━━ Dataset section ━━

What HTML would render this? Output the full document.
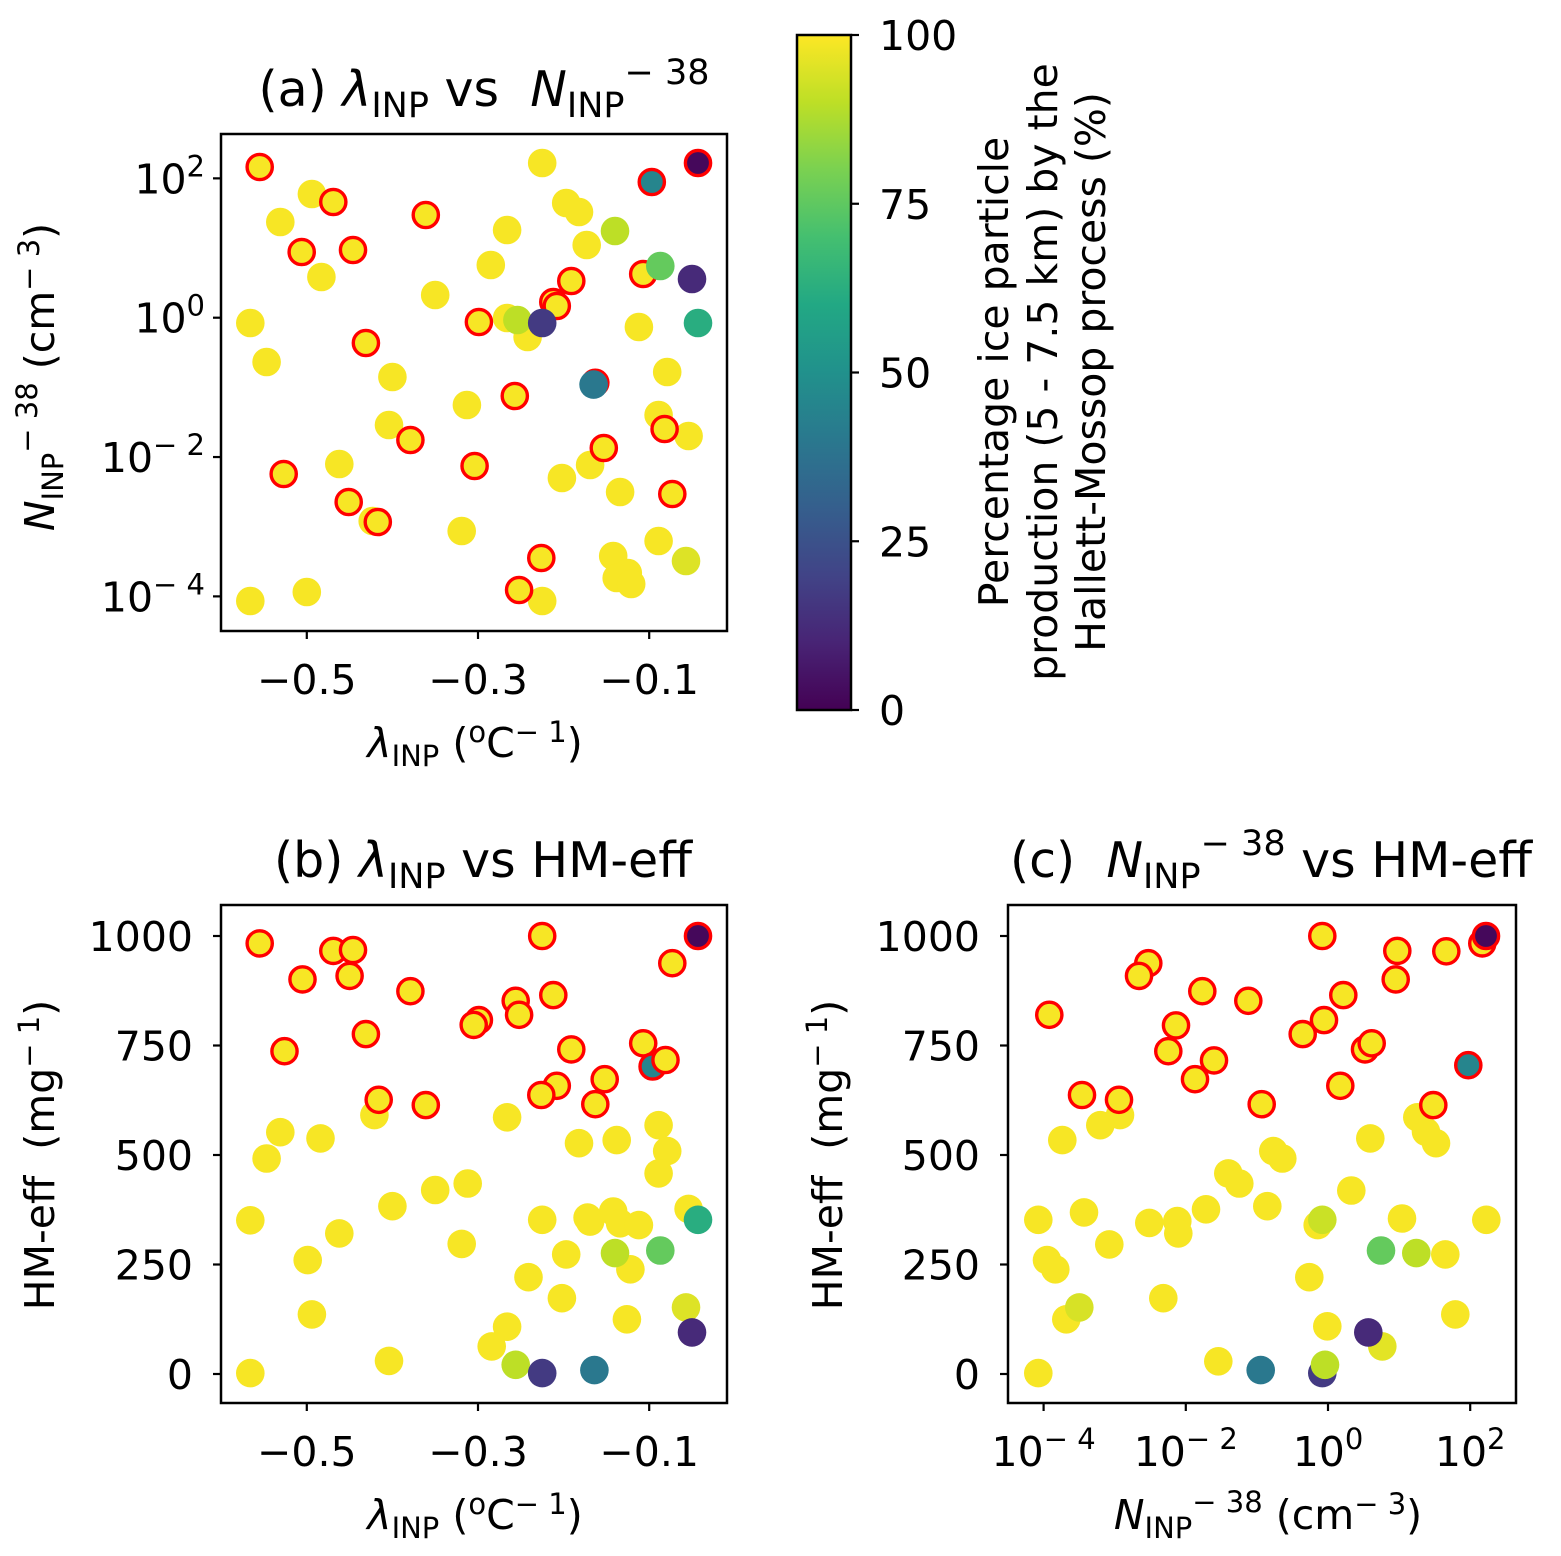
<!DOCTYPE html>
<html><head><meta charset="utf-8">
<style>
html,body{margin:0;padding:0;background:#fff;}
svg{display:block;font-family:"DejaVu Sans","Liberation Sans",sans-serif;}
</style></head>
<body>
<svg id="fig" width="1561" height="1556" viewBox="0 0 1561 1556" xmlns="http://www.w3.org/2000/svg">
<defs>
<linearGradient id="vir" x1="0" y1="1" x2="0" y2="0">
<stop offset="0" stop-color="#440154"/><stop offset="0.1" stop-color="#482475"/><stop offset="0.2" stop-color="#414487"/><stop offset="0.3" stop-color="#355f8d"/><stop offset="0.4" stop-color="#2a788e"/><stop offset="0.5" stop-color="#21918c"/><stop offset="0.6" stop-color="#22a884"/><stop offset="0.7" stop-color="#44bf70"/><stop offset="0.8" stop-color="#7ad151"/><stop offset="0.9" stop-color="#bddf26"/><stop offset="1" stop-color="#fde725"/>
</linearGradient>
</defs>
<rect width="1561" height="1556" fill="#fff"/>
<g id="marksA"></g>
<g id="marksB"></g>
<g id="marksC"></g>
<g id="axes"></g>
<rect x="221" y="134" width="506" height="497" fill="none" stroke="#000" stroke-width="2.5"/>
<rect x="221" y="905" width="506" height="498" fill="none" stroke="#000" stroke-width="2.5"/>
<rect x="1008" y="905" width="508" height="498" fill="none" stroke="#000" stroke-width="2.5"/>

<text x="484" y="106" font-size="49" text-anchor="middle" xml:space="preserve">(a) <tspan font-style="italic">λ</tspan><tspan font-size="35" dy="11">INP</tspan><tspan dy="-11"> vs  </tspan><tspan font-style="italic">N</tspan><tspan font-size="35" dy="11">INP</tspan><tspan font-size="35" dy="-33">− 38</tspan></text>
<text x="483" y="877" font-size="49" text-anchor="middle">(b) <tspan font-style="italic">λ</tspan><tspan font-size="35" dy="11">INP</tspan><tspan dy="-11"> vs HM-eff</tspan></text>
<text x="1271" y="877" font-size="49" text-anchor="middle" xml:space="preserve">(c)  <tspan font-style="italic">N</tspan><tspan font-size="35" dy="11">INP</tspan><tspan font-size="35" dy="-33">− 38</tspan><tspan dy="22"> vs HM-eff</tspan></text>

<text x="475" y="757" font-size="41" text-anchor="middle"><tspan font-style="italic">λ</tspan><tspan font-size="29" dy="9">INP</tspan><tspan dy="-9"> (</tspan><tspan font-size="29" dy="-15">o</tspan><tspan dy="15">C</tspan><tspan font-size="29" dy="-15">− 1</tspan><tspan dy="15">)</tspan></text>
<text x="475" y="1529" font-size="41" text-anchor="middle"><tspan font-style="italic">λ</tspan><tspan font-size="29" dy="9">INP</tspan><tspan dy="-9"> (</tspan><tspan font-size="29" dy="-15">o</tspan><tspan dy="15">C</tspan><tspan font-size="29" dy="-15">− 1</tspan><tspan dy="15">)</tspan></text>
<text x="1268" y="1529" font-size="41" text-anchor="middle"><tspan font-style="italic">N</tspan><tspan font-size="29" dy="9">INP</tspan><tspan font-size="29" dy="-26">− 38</tspan><tspan dy="17"> (cm</tspan><tspan font-size="29" dy="-15">− 3</tspan><tspan dy="15">)</tspan></text>

<text transform="translate(54,377) rotate(-90)" font-size="41" text-anchor="middle"><tspan font-style="italic">N</tspan><tspan font-size="29" dy="9">INP</tspan><tspan font-size="29" dy="-26">− 38</tspan><tspan dy="17"> (cm</tspan><tspan font-size="29" dy="-15">− 3</tspan><tspan dy="15">)</tspan></text>
<text transform="translate(54,1155) rotate(-90)" font-size="41" text-anchor="middle" xml:space="preserve">HM-eff  (mg<tspan font-size="29" dy="-15">− 1</tspan><tspan dy="15">)</tspan></text>
<text transform="translate(842,1155) rotate(-90)" font-size="41" text-anchor="middle" xml:space="preserve">HM-eff  (mg<tspan font-size="29" dy="-15">− 1</tspan><tspan dy="15">)</tspan></text>

<rect x="797" y="35" width="54" height="675" fill="url(#vir)" stroke="#000" stroke-width="2.5"/>
<g id="cbticks"></g>
<g font-size="41" text-anchor="middle">
<text transform="translate(1008,372) rotate(-90)">Percentage ice particle</text>
<text transform="translate(1057,372) rotate(-90)">production (5 - 7.5 km) by the</text>
<text transform="translate(1105,372) rotate(-90)">Hallett-Mossop process (%)</text>
</g>
</svg>
<script>
// ---- Panel (a): lambda vs log10 N
const aLam=[-0.555,-0.494,-0.469,-0.531,-0.361,-0.506,-0.446,-0.483,-0.350,-0.566,-0.431,-0.547,-0.400,-0.404,-0.379,-0.462,-0.527,-0.451,-0.423,-0.417,-0.566,-0.500,-0.225,-0.043,-0.097,-0.197,-0.182,-0.266,-0.140,-0.173,-0.285,-0.107,-0.087,-0.050,-0.191,-0.212,-0.208,-0.299,-0.266,-0.254,-0.242,-0.225,-0.112,-0.043,-0.079,-0.163,-0.165,-0.257,-0.313,-0.089,-0.082,-0.054,-0.153,-0.169,-0.304,-0.202,-0.134,-0.073,-0.319,-0.089,-0.057,-0.142,-0.226,-0.125,-0.138,-0.121,-0.252,-0.225];
const aLogN=[2.163,1.776,1.661,1.374,1.474,0.943,0.972,0.584,0.326,-0.076,-0.363,-0.636,-0.851,-1.540,-1.755,-2.100,-2.243,-2.645,-2.918,-2.932,-4.066,-3.937,2.220,2.220,1.948,1.646,1.517,1.259,1.244,1.043,0.756,0.627,0.742,0.555,0.527,0.225,0.168,-0.062,-0.004,-0.033,-0.277,-0.076,-0.133,-0.076,-0.779,-0.935,-0.960,-1.124,-1.253,-1.397,-1.598,-1.698,-1.870,-2.114,-2.129,-2.301,-2.502,-2.531,-3.062,-3.205,-3.492,-3.420,-3.449,-3.664,-3.736,-3.822,-3.908,-4.066];
const aPct=[99,99,99,99,99,99,99,99,99,99, 99,99,99,99,99,99,99,99,99,99, 99,99,99,2,45,99,99,99,90,99, 99,99,76,12,99,99,99,99,99,90, 99,17,99,62,99,99,40,99,99,99, 99,99,99,99,99,99,99,99,99,99, 95,99,99,99,99,99,99,99];
const aRed=[1,0,1,0,1,1,1,0,0,0, 1,0,0,0,1,0,1,1,0,1, 0,0,0,1,1,0,0,0,0,0, 0,1,0,0,1,1,1,1,0,0, 0,0,0,0,0,1,0,1,0,0, 1,0,1,0,1,0,0,1,0,0, 0,0,1,0,0,0,1,0];
// ---- Panel (b): lambda vs HM-eff
const bLam=[-0.555,-0.469,-0.446,-0.505,-0.450,-0.379,-0.431,-0.526,-0.416,-0.421,-0.361,-0.531,-0.484,-0.547,-0.400,-0.350,-0.566,-0.462,-0.499,-0.494,-0.404,-0.566,-0.225,-0.043,-0.073,-0.212,-0.256,-0.252,-0.299,-0.305,-0.191,-0.107,-0.096,-0.081,-0.152,-0.208,-0.226,-0.163,-0.266,-0.089,-0.138,-0.182,-0.079,-0.089,-0.312,-0.054,-0.043,-0.225,-0.172,-0.142,-0.134,-0.112,-0.169,-0.319,-0.197,-0.140,-0.087,-0.122,-0.241,-0.202,-0.057,-0.126,-0.266,-0.050,-0.284,-0.256,-0.225,-0.164];
const bHm=[983,966,968,901,909,874,776,737,626,591,614,552,538,492,383,420,351,321,260,136,30,2,1000,1000,938,865,852,820,808,797,741,755,702,717,673,658,637,616,586,568,534,527,509,458,435,377,352,352,357,371,344,340,348,297,273,276,282,239,221,173,152,125,108,95,63,21,2,9];
const bPct=[99,99,99,99,99,99,99,99,99,99, 99,99,99,99,99,99,99,99,99,99, 99,99,99,2,99,99,99,99,99,99, 99,99,45,99,99,99,99,99,99,99, 99,99,99,99,99,99,62,99,99,99, 99,99,99,99,99,90,76,99,99,99, 95,99,99,12,99,90,17,40];
const bRed=[1,1,1,1,1,1,1,1,1,0, 1,0,0,0,0,0,0,0,0,0, 0,0,1,1,1,1,1,1,1,1, 1,1,1,1,1,1,1,1,0,0, 0,0,0,0,0,0,0,0,0,0, 0,0,0,0,0,0,0,0,0,0, 0,0,0,0,0,0,0,0];
// ---- Panel (c): log10 N vs HM-eff
const cLogN=[-2.527,-2.658,-3.920,-1.768,-1.121,-2.138,-2.246,-1.603,-1.871,-3.460,-2.925,-2.939,-3.203,-3.737,-1.402,-1.247,-4.074,-3.432,-2.513,-2.119,-2.105,-1.716,-3.076,-3.952,-3.835,-3.498,-3.681,-2.316,-1.543,-4.074,-0.933,-0.769,-0.643,-0.854,-0.947,-0.080,0.975,1.664,2.170,2.222,0.952,0.215,-0.056,-0.356,0.520,0.614,1.973,0.173,1.481,1.256,1.378,1.519,0.595,0.328,1.041,2.227,-0.080,-0.145,0.745,1.242,1.650,-0.263,1.790,-0.010,0.764,0.567,-0.080,-0.042];
const cHm=[938,909,820,874,852,796,737,716,673,637,591,626,568,534,458,435,352,369,345,349,321,376,296,260,239,152,125,173,29,2,616,509,492,383,9,1000,966,965,983,1000,901,865,808,776,741,755,705,658,614,586,553,527,538,419,355,352,352,340,282,276,273,221,136,109,63,95,2,21];
const cPct=[99,99,99,99,99,99,99,99,99,99, 99,99,99,99,99,99,99,99,99,99, 99,99,99,99,99,94,99,99,99,99, 99,99,99,99,40,99,99,99,99,2, 99,99,99,99,99,99,45,99,99,99, 99,99,99,99,99,99,92,99,76,90, 99,99,99,99,96,12,17,90];
const cRed=[1,1,1,1,1,1,1,1,1,1, 0,1,0,0,0,0,0,0,0,0, 0,0,0,0,0,0,0,0,0,0, 1,0,0,0,0,1,1,1,1,1, 1,1,1,1,1,1,1,1,1,0, 0,0,0,0,0,0,0,0,0,0, 0,0,0,0,0,0,0,0];
// ---- ticks
const lamTicks=[-0.5,-0.3,-0.1];
const lamTickLabels=["−0.5","−0.3","−0.1"];
const logTicks=[2,0,-2,-4];
const logTickLabels=["2","0","− 2","− 4"];
const hmTicks=[0,250,500,750,1000];
const hmTickLabels=["0","250","500","750","1000"];
const cbTicks=[0,25,50,75,100];
const cbTickLabels=["0","25","50","75","100"];

const NS="http://www.w3.org/2000/svg";
const xLam=v=>478+(v+0.3)*856;
const yLogA=v=>317.7-v*69.67;
const yHm=v=>1374-v*0.438;
const xLogC=v=>1328+v*71.1;
const yCb=v=>710-v*6.75;
const vir=["#440154","#482475","#414487","#355f8d","#2a788e","#21918c","#22a884","#44bf70","#7ad151","#bddf26","#fde725"];
function hex(c){return [1,3,5].map(i=>parseInt(c.substr(i,2),16));}
function viridis(p){let t=Math.max(0,Math.min(1,p/100))*10;let i=Math.min(9,Math.floor(t));let f=t-i;
 const a=hex(vir[i]),b=hex(vir[i+1]);return "rgb("+a.map((x,k)=>Math.round(x+(b[k]-x)*f)).join(",")+")";}
function mk(tag,attrs,parent){const e=document.createElementNS(NS,tag);for(const k in attrs)e.setAttribute(k,attrs[k]);parent.appendChild(e);return e;}

function drawPanel(gid,xs,ys,pct,red,fx,fy,name){
 const g=document.getElementById(gid);
 const idx=xs.map((_,i)=>i);
 const grp=i=>red[i]?1:(pct[i]>=98?0:2);
 idx.sort((a,b)=>grp(a)-grp(b)||a-b);
 idx.forEach(i=>{
  const c=mk("circle",{cx:fx(xs[i]).toFixed(1),cy:fy(ys[i]).toFixed(1),r:red[i]?12.6:14.3,fill:viridis(pct[i])},g);
  if(red[i]){c.setAttribute("stroke","#ff0000");c.setAttribute("stroke-width","3.4");}
  
  
 });
}
drawPanel("marksA",aLam,aLogN,aPct,aRed,xLam,yLogA,"panel-a");
drawPanel("marksB",bLam,bHm,bPct,bRed,xLam,yHm,"panel-b");
drawPanel("marksC",cLogN,cHm,cPct,cRed,xLogC,yHm,"panel-c");

const ax=document.getElementById("axes");
function xTicks(vals,labs,fx,y0,name,log){
 vals.forEach((v,i)=>{const x=fx(v);
  const l=mk("line",{x1:x,y1:y0,x2:x,y2:y0+8,stroke:"#000","stroke-width":2.2},ax);
  
  
  const t=mk("text",{x:x,y:y0+63,"font-size":41,"text-anchor":"middle"},ax);
  if(log){t.innerHTML='10<tspan font-size="29" dy="-17">'+labs[i]+'</tspan>';}else t.textContent=labs[i];
  
  
 });
}
function yTicks(vals,labs,fy,x0,name,log,gap){
 vals.forEach((v,i)=>{const y=fy(v);
  const l=mk("line",{x1:x0-8,y1:y,x2:x0,y2:y,stroke:"#000","stroke-width":2.2},ax);
  
  
  const t=mk("text",{x:x0-gap,y:y+15,"font-size":41,"text-anchor":"end"},ax);
  if(log){t.innerHTML='10<tspan font-size="29" dy="-17">'+labs[i]+'</tspan>';}else t.textContent=labs[i];
  
  
 });
}
xTicks(lamTicks,lamTickLabels,xLam,631,"panel-a-x",false);
yTicks(logTicks,logTickLabels,yLogA,221,"panel-a-y",true,16);
xTicks(lamTicks,lamTickLabels,xLam,1403,"panel-b-x",false);
yTicks(hmTicks,hmTickLabels,yHm,221,"panel-b-y",false,28);
xTicks(logTicks,logTickLabels,xLogC,1403,"panel-c-x",true);
yTicks(hmTicks,hmTickLabels,yHm,1008,"panel-c-y",false,28);
const cb=document.getElementById("cbticks");
cbTicks.forEach((v,i)=>{const y=yCb(v);
 const l=mk("line",{x1:851,y1:y,x2:859,y2:y,stroke:"#000","stroke-width":2.2},cb);
 
 
 const t=mk("text",{x:879,y:y+15,"font-size":41},cb);
 t.textContent=cbTickLabels[i];
 
 
});
</script>
</body></html>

━━━

*What the exercise asks:* Copy out every line that includes the word "document".

*Answer to this task:*
What HTML would render this? Output the full document.
function mk(tag,attrs,parent){const e=document.createElementNS(NS,tag);for(const k in attrs)e.setAttribute(k,attrs[k]);parent.appendChild(e);return e;}
 const g=document.getElementById(gid);
const ax=document.getElementById("axes");
const cb=document.getElementById("cbticks");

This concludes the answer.